Prices have remained relatively affordable due to the local school system's poor reputation, said Reed. Most young couples with kids choose to live elsewhere.
"For a gay person it is not a big concern. A large percentage of us don't have kids," said Reed. "It is an ideal location, just down the road from Napa, and we have a great casual carpool to the city here."
The main difference Reed finds between city life and living in Vallejo is that most of the city's LGBT population doesn't go out at night. When he first arrived in town, Reed met most of his friends during his commute by ferry to his job in the city.
"Most of the gay community comes here to nest," said Reed. "Most people still work in the city and just commute home. It is a shame because there are a lot of neat people here in Vallejo."
Vallejo's LGBT residents have resorted to meeting one another online through the Web site of the Vallejo Gay Network. Its annual picnic in the park, now in its 10th year, is a high point of the social calendar.
"It's our version of San Francisco's Gay Pride Parade and festival," said Bordisso, who unsuccessfully ran for city council last year and may run again in 2009.
Rick Duran, who now runs the Vallejo Gay Network, said the group started in 1998 with a barbeque event among neighbors of the same residential block. Today it hosts monthly potlucks, in addition to the yearly picnic, and boasts an e-mail list of 500 people.
"The average potluck gets 30 to 70 people. We have them in member's homes or business," said Duran, who moved to town with his partner of 23 years, Richard Johnson, a decade ago from San Francisco.

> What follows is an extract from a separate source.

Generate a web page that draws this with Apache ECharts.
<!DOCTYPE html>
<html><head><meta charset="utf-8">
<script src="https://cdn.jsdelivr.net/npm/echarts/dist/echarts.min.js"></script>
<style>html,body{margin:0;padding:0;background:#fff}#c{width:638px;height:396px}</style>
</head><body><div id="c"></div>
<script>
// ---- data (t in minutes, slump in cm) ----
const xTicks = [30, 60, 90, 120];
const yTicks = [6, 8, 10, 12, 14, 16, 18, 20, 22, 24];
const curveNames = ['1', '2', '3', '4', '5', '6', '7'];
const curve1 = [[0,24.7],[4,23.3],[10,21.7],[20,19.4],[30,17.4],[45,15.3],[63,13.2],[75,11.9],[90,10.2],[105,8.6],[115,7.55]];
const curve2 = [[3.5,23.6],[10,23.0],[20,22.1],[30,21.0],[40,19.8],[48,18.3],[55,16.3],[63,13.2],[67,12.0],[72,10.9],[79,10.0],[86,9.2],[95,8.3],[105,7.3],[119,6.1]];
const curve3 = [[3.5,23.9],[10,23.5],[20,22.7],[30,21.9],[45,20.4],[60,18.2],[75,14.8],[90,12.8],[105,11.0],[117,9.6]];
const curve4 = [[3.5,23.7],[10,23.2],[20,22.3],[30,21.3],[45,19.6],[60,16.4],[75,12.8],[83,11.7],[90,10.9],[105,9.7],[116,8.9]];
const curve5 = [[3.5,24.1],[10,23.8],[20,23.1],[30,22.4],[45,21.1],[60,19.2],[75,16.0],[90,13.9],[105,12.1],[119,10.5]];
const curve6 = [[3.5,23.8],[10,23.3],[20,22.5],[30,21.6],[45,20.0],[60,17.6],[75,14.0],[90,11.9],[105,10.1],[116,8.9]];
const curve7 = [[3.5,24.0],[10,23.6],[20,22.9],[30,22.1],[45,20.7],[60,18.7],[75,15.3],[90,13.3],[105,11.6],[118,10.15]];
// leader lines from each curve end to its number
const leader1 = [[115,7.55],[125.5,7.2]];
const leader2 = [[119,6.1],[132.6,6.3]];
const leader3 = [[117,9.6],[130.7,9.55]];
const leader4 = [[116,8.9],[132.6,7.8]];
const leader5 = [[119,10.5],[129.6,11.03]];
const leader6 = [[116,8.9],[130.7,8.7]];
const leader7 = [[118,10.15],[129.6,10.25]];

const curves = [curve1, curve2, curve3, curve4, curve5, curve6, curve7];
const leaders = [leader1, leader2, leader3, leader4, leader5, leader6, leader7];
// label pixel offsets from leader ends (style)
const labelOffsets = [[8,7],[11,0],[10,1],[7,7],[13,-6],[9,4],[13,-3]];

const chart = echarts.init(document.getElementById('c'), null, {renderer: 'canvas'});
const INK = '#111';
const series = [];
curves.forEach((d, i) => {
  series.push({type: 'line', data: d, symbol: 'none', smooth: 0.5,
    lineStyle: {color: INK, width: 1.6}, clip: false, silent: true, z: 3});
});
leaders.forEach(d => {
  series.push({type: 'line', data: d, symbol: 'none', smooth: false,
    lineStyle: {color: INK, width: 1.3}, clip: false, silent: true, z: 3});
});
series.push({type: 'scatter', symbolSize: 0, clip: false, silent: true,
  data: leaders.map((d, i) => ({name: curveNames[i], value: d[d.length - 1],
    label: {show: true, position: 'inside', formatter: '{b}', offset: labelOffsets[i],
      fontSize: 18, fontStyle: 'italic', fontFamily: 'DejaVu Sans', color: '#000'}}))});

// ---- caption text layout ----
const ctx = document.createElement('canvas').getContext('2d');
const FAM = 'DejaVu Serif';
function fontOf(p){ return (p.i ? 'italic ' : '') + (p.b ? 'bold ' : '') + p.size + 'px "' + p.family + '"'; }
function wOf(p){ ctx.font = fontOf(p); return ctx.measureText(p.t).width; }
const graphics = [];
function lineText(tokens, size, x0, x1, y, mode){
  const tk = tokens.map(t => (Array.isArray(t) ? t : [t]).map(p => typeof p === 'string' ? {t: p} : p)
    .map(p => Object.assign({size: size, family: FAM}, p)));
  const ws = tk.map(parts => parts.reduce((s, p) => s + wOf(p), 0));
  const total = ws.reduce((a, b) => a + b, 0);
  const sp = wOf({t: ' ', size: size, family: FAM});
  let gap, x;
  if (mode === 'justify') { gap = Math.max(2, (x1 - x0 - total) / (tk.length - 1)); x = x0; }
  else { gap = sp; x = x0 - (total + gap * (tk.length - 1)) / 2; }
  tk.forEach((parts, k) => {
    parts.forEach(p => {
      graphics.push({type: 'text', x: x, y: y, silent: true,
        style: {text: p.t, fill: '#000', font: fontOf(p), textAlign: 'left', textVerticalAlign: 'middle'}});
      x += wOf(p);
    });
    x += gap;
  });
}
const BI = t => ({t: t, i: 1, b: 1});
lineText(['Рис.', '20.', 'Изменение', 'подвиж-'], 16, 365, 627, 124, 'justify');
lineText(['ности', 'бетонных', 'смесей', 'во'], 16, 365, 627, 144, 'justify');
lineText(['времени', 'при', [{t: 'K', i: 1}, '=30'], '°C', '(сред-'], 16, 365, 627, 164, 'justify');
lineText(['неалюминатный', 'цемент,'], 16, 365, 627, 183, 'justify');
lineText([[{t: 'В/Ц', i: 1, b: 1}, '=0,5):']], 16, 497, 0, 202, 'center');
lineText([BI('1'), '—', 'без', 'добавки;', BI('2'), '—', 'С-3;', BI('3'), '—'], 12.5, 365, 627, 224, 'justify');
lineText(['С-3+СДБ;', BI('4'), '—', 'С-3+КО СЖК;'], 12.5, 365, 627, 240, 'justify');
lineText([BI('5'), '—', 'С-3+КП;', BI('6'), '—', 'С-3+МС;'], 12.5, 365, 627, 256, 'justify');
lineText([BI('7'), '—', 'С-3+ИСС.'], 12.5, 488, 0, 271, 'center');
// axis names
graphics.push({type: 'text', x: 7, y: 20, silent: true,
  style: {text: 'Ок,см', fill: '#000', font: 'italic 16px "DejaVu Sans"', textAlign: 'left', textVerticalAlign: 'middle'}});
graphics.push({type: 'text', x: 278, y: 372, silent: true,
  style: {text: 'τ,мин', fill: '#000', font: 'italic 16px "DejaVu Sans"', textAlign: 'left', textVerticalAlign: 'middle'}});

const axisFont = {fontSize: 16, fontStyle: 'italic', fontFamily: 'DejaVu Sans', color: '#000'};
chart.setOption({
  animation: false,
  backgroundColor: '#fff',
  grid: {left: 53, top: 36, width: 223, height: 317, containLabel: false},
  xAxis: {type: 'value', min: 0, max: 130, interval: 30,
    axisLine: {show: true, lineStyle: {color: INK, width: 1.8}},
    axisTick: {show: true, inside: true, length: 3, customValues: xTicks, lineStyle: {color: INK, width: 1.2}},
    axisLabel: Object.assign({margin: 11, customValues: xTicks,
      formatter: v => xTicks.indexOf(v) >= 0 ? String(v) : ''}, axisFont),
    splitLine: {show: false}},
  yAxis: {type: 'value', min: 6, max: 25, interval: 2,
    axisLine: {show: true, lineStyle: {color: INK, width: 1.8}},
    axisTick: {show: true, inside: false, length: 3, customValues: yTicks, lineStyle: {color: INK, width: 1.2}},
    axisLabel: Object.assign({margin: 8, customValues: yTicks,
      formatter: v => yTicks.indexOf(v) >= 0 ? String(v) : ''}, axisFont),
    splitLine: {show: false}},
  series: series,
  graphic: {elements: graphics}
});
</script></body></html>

Initially the men thought they would only invest in property in Vallejo. But shortly after buying a fixer-upper in the Heritage Home District they changed plans and moved out of the city.

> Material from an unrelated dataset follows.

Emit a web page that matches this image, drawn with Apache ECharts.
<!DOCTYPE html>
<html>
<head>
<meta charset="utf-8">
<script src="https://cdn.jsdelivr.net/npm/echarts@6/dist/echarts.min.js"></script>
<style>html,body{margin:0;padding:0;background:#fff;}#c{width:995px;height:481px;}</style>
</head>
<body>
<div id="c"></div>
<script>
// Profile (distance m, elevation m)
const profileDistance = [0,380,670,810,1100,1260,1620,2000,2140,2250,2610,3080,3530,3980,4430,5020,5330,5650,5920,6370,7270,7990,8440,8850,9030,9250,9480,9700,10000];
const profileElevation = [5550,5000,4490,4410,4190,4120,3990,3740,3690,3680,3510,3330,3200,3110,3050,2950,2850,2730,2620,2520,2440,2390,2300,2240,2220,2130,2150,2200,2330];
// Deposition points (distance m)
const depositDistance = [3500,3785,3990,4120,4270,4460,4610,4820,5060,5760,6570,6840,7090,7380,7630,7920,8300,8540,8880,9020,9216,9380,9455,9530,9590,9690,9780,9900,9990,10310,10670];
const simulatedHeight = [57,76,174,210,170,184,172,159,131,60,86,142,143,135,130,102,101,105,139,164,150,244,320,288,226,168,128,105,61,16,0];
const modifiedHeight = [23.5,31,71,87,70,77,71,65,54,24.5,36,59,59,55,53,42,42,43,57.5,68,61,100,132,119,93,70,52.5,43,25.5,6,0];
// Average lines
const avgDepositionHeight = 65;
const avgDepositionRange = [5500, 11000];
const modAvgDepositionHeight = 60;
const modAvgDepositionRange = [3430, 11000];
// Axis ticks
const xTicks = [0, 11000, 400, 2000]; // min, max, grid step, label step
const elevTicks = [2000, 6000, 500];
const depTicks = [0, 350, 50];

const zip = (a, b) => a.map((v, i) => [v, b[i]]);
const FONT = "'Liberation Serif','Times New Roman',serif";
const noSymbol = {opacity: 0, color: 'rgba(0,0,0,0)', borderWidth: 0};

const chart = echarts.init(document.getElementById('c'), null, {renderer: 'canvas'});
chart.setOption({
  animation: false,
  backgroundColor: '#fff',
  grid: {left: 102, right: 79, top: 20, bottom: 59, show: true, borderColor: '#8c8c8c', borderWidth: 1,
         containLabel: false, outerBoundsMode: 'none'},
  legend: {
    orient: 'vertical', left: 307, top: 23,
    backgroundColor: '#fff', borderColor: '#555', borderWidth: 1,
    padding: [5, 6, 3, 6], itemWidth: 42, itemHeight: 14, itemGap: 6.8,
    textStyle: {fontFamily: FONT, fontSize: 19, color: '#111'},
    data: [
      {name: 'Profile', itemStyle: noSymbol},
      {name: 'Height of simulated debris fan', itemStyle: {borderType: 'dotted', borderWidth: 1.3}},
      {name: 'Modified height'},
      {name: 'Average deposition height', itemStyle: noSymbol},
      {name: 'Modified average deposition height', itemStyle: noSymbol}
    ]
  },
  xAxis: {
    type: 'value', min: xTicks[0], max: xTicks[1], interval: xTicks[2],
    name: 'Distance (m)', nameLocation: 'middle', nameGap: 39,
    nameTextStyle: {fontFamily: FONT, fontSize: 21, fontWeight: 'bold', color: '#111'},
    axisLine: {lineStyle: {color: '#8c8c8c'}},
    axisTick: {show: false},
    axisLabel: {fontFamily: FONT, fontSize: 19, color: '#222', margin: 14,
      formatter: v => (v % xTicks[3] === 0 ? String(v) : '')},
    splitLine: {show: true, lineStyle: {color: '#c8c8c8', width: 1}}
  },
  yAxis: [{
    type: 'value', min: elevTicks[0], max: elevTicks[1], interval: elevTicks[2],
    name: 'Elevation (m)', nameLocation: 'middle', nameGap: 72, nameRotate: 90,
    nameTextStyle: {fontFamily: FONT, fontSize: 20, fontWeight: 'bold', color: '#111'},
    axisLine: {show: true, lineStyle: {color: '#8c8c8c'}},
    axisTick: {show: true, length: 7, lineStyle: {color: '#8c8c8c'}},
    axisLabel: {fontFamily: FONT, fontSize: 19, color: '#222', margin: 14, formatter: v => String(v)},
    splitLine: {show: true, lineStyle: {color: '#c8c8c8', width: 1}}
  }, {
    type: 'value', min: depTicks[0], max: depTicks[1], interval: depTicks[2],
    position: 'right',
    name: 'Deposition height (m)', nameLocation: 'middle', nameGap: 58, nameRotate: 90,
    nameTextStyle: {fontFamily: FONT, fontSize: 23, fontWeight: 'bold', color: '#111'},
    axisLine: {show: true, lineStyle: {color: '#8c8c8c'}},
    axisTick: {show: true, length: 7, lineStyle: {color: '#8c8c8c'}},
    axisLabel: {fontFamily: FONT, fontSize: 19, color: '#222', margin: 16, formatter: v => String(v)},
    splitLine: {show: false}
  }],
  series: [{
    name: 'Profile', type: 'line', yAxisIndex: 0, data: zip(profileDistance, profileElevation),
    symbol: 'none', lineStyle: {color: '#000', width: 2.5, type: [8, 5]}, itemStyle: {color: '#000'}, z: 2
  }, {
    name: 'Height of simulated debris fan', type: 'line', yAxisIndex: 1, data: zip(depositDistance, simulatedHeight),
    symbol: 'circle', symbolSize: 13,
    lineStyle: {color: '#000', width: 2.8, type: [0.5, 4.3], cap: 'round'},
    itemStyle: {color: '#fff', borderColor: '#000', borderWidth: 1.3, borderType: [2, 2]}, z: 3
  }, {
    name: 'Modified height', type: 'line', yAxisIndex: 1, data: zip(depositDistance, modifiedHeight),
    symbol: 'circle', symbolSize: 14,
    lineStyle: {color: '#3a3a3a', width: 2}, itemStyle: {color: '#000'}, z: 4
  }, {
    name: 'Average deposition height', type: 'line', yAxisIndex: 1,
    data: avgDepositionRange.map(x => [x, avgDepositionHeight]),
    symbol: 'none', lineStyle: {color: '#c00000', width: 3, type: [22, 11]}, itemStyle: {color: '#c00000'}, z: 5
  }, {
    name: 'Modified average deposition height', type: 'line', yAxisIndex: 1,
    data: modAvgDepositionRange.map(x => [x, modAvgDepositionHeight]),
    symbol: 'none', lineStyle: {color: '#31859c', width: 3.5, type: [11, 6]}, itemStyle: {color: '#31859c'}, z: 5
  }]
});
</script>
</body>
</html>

"After two months of being here, we had met more people in the gay and lesbian community here than we ever did in our old neighborhood in Hayes Valley where we lived for six years. Real friendships were being struck up," said Duran. "We gave up on the idea of moving back to the city and invested in Vallejo. We have three other properties in Vallejo besides our house."

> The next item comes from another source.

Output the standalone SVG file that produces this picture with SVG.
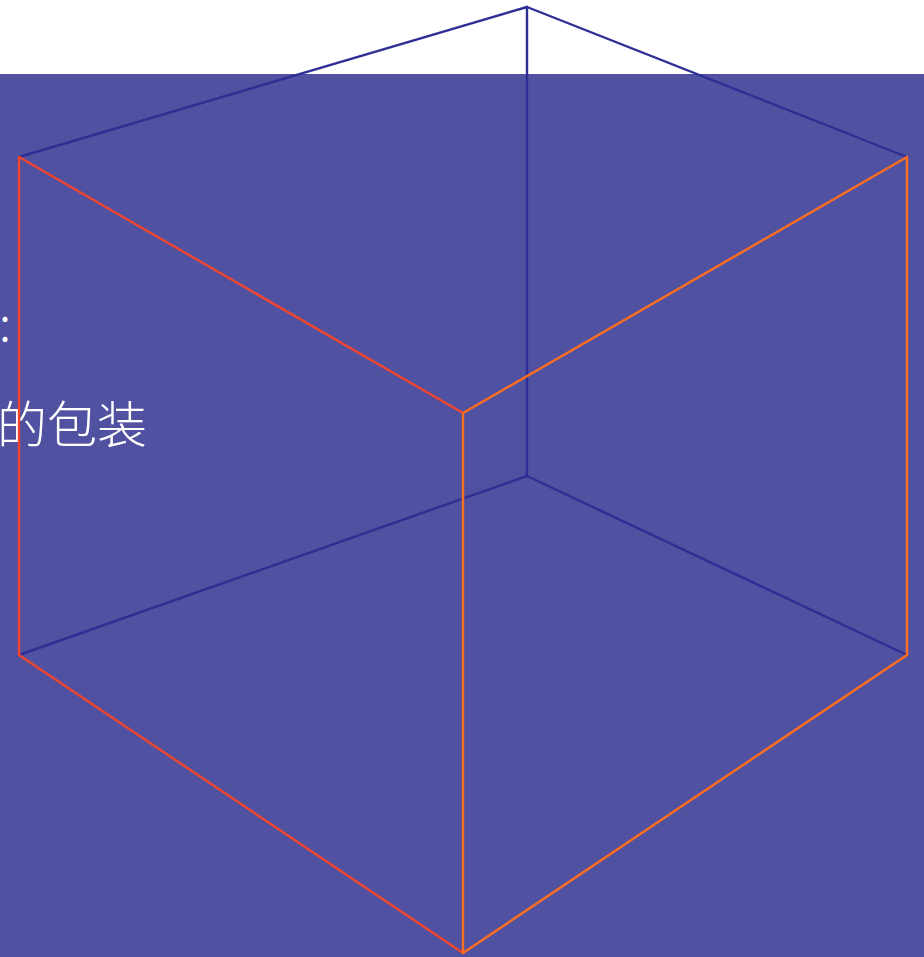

Unlike in more urban gay centers, where people are more apt to connect through a gay bar or gay organization, in Vallejo people bump into each other around town, said Duran.
"Vallejo in many respects is very much a small town," said Duran. "We have two gay bars here in town but most of the gay people kind of meet each other by word of mouth. You will run into someone at Home Depot or the farmer's market. The Saturday farmer's market is a great social place."
This August the Georgia Street Grill will mark its third year in business in the Old Town section. The eatery, owned by Vallejo natives Debbie and Dan Rojas, sports a rainbow-colored sticker on its front door and has become a gathering spot for the local LGBT community. Debbie Rojas said she affixed the gay pride marker to her restaurant's entrance shortly after opening in 2005.
"We have a fairly significant gay community here. I had heard of them not being welcome in some places elsewhere in town and I wanted to make sure they knew they were welcome here," said Rojas, who is now fielding requests from her gay customers to cater their weddings.
The sticker, she said, "definitely helps" attract business.
"There are a lot of straight people who don't know what it means so it doesn't hurt either," she said.
Having been born and raised in Vallejo, she said the influx of LGBT people has not been much of a surprise. Recently, she said she has seen more and more gay male couples coming in to eat with children.
"When property became so unaffordable in San Francisco, they came over here in droves and fixed up some of our Victorians," she said. "I think the bankruptcy has given us a new start. We will again be the most affordable place in the Bay Area."